**PROVIDED MATERIAL:**
++++++
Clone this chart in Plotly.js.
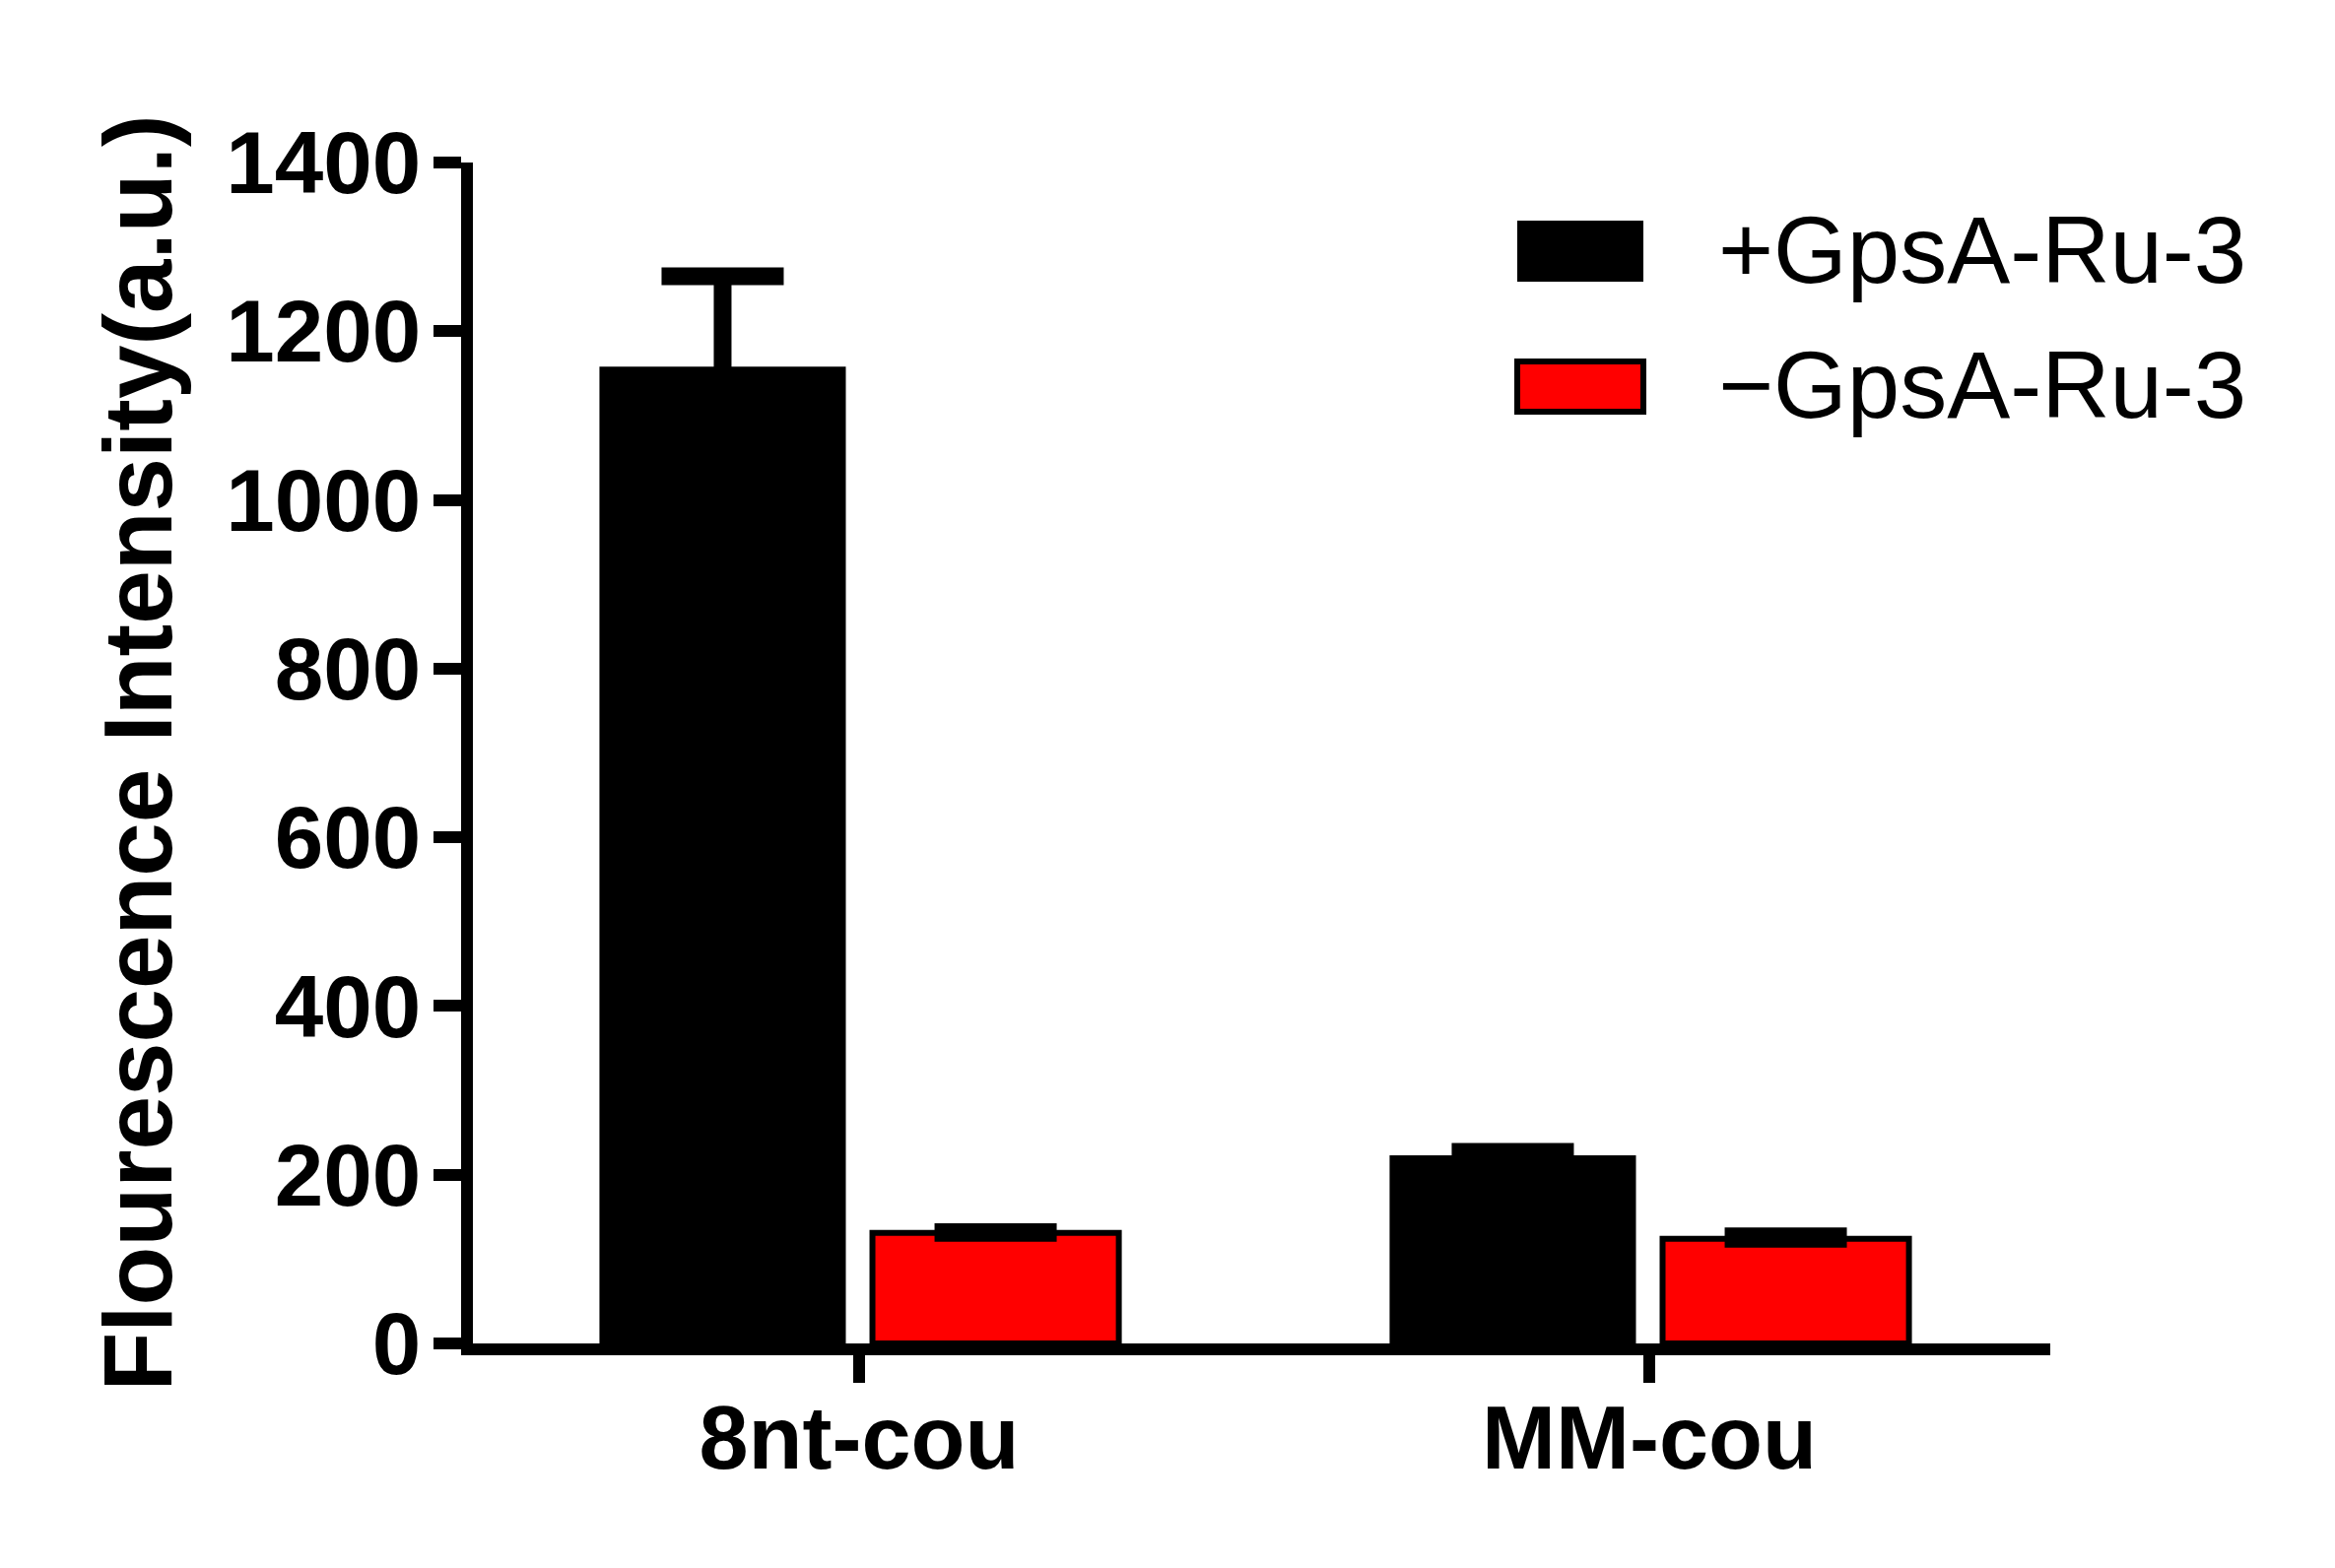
<!DOCTYPE html>
<html>
<head>
<meta charset="utf-8">
<script src="https://cdn.plot.ly/plotly-3.0.1.min.js"></script>
<style>html,body{margin:0;padding:0;background:#fff;}</style>
</head>
<body>
<div id="chart" style="width:2370px;height:1592px;"></div>
<script>
// ---- data ----
const categories = ['8nt-cou', 'MM-cou'];
const seriesNames = ['+GpsA-Ru-3', '\u2212GpsA-Ru-3'];
const plusValues = [1158, 223];
const plusErrors = [107, 4];
const minusValues = [131, 124];
const minusErrors = [1, 3];
const minusErrorsLow = [0, 0];
const yTickValues = [0, 200, 400, 600, 800, 1000, 1200, 1400];
const yTickLabels = ['0', '200', '400', '600', '800', '1000', '1200', '1400'];

const FONT = 'Liberation Sans, Arial, Helvetica, sans-serif';

const traces = [
  {
    type: 'bar', name: seriesNames[0], x: categories, y: plusValues,
    marker: {color: '#000000', line: {color: '#000000', width: 0}},
    error_y: {type: 'data', array: plusErrors, visible: true, color: '#000000', thickness: 18, width: 62}
  },
  {
    type: 'bar', name: seriesNames[1], x: categories, y: minusValues,
    marker: {color: '#ff0000', line: {color: '#000000', width: 6}},
    error_y: {type: 'data', symmetric: false, array: minusErrors, arrayminus: minusErrorsLow,
              visible: true, color: '#000000', thickness: 18, width: 62}
  }
];

// plot area in pixels
const L = 480, R = 2081, T = 165, B = 1364;
const px = v => (v - L) / (R - L);
const py = v => (B - v) / (B - T);

const layout = {
  width: 2370, height: 1592,
  margin: {l: L, r: 2370 - R, t: T, b: 1592 - B, pad: 0},
  paper_bgcolor: '#ffffff', plot_bgcolor: '#ffffff',
  barmode: 'group', bargap: 0.309, bargroupgap: 0.0975,
  showlegend: false,
  font: {family: FONT, color: '#000000'},
  xaxis: {
    type: 'category', range: [-0.4888, 1.5075],
    showline: true, linewidth: 12, linecolor: '#000000',
    ticks: 'outside', ticklen: 28, tickwidth: 12, tickcolor: '#000000',
    ticklabelstandoff: -21,
    tickfont: {family: FONT, size: 90, weight: 'bold', color: '#000000'},
    showgrid: false, zeroline: false, fixedrange: true
  },
  yaxis: {
    range: [0, 1400], tickvals: yTickValues, ticktext: yTickLabels,
    showline: true, linewidth: 12, linecolor: '#000000',
    ticks: 'outside', ticklen: 28, tickwidth: 12, tickcolor: '#000000',
    ticklabelstandoff: -5,
    tickfont: {family: FONT, size: 89, weight: 'bold', color: '#000000'},
    showgrid: false, zeroline: false, fixedrange: true,
    title: {text: 'Flourescence Intensity(a.u.)', font: {family: FONT, size: 98, weight: 'bold', color: '#000000'}, standoff: 27}
  },
  shapes: [
    {type: 'rect', xref: 'paper', yref: 'paper', x0: px(1540), x1: px(1668), y0: py(286), y1: py(224),
     fillcolor: '#000000', line: {width: 0}},
    {type: 'rect', xref: 'paper', yref: 'paper', x0: px(1540), x1: px(1668), y0: py(418), y1: py(367),
     fillcolor: '#ff0000', line: {color: '#000000', width: 6}}
  ],
  annotations: [
    {xref: 'paper', yref: 'paper', x: px(1742), y: py(254), xanchor: 'left', yanchor: 'middle', showarrow: false,
     text: seriesNames[0], font: {family: FONT, size: 96, color: '#000000'}},
    {xref: 'paper', yref: 'paper', x: px(1742), y: py(390), xanchor: 'left', yanchor: 'middle', showarrow: false,
     text: seriesNames[1], font: {family: FONT, size: 96, color: '#000000'}}
  ]
};

Plotly.newPlot('chart', traces, layout, {staticPlot: true, displayModeBar: false});
</script>
</body>
</html>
++++++
**WHAT THE TASK REQUIRES:**
From the material above, gather all lines that include the string "chart" and copy them.

**ANSWER TO THE TASK:**
Clone this chart in Plotly.js.
<div id="chart" style="width:2370px;height:1592px;"></div>
Plotly.newPlot('chart', traces, layout, {staticPlot: true, displayModeBar: false});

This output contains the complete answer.